• **What is required**
Omit the pictures and print exactly the lines of the listing below, starting at the first and ending at the line containing "0.775, 0.857, 0.926, 0.960, 0.981, 0.986]".

• **Collected material**
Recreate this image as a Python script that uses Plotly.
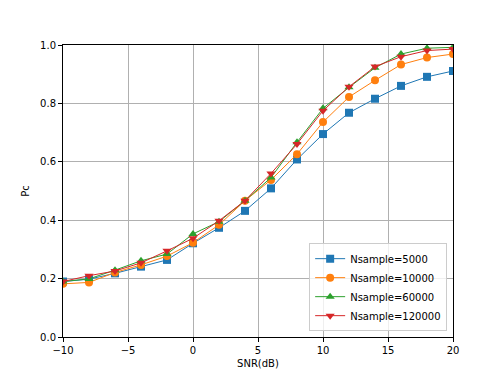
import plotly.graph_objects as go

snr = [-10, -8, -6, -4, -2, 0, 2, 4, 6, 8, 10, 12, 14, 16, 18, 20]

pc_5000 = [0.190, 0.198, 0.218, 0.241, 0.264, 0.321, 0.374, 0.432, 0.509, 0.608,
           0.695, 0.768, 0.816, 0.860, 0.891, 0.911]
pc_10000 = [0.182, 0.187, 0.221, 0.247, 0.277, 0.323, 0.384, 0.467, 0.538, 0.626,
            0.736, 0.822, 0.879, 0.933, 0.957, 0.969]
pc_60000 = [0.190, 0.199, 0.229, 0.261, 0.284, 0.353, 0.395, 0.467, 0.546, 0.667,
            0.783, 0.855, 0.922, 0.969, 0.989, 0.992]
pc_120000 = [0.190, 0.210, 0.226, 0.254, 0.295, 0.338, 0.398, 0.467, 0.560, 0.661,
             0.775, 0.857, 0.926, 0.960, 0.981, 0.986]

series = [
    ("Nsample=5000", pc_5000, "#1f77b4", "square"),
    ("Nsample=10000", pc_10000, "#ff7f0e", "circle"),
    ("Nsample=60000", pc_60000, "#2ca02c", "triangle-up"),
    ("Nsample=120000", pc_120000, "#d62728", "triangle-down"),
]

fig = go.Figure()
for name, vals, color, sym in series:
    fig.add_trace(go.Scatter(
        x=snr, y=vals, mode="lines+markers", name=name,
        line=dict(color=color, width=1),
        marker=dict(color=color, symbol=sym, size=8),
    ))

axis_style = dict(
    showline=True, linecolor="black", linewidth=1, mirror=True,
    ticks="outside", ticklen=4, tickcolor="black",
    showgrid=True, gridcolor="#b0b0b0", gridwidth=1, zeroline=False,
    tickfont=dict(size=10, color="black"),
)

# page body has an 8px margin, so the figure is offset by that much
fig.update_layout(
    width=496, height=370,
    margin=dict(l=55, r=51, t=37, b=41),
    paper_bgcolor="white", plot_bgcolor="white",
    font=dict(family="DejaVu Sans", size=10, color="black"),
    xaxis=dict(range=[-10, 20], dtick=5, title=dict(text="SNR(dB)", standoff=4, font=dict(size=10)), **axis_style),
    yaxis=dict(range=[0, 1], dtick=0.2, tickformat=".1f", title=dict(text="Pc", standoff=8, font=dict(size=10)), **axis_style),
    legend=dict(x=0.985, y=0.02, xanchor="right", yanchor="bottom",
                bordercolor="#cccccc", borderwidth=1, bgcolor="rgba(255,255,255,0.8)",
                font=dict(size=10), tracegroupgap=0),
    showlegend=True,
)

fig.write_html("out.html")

• **Solution for this task**
Recreate this image as a Python script that uses Plotly.
import plotly.graph_objects as go

snr = [-10, -8, -6, -4, -2, 0, 2, 4, 6, 8, 10, 12, 14, 16, 18, 20]

pc_5000 = [0.190, 0.198, 0.218, 0.241, 0.264, 0.321, 0.374, 0.432, 0.509, 0.608,
           0.695, 0.768, 0.816, 0.860, 0.891, 0.911]
pc_10000 = [0.182, 0.187, 0.221, 0.247, 0.277, 0.323, 0.384, 0.467, 0.538, 0.626,
            0.736, 0.822, 0.879, 0.933, 0.957, 0.969]
pc_60000 = [0.190, 0.199, 0.229, 0.261, 0.284, 0.353, 0.395, 0.467, 0.546, 0.667,
            0.783, 0.855, 0.922, 0.969, 0.989, 0.992]
pc_120000 = [0.190, 0.210, 0.226, 0.254, 0.295, 0.338, 0.398, 0.467, 0.560, 0.661,
             0.775, 0.857, 0.926, 0.960, 0.981, 0.986]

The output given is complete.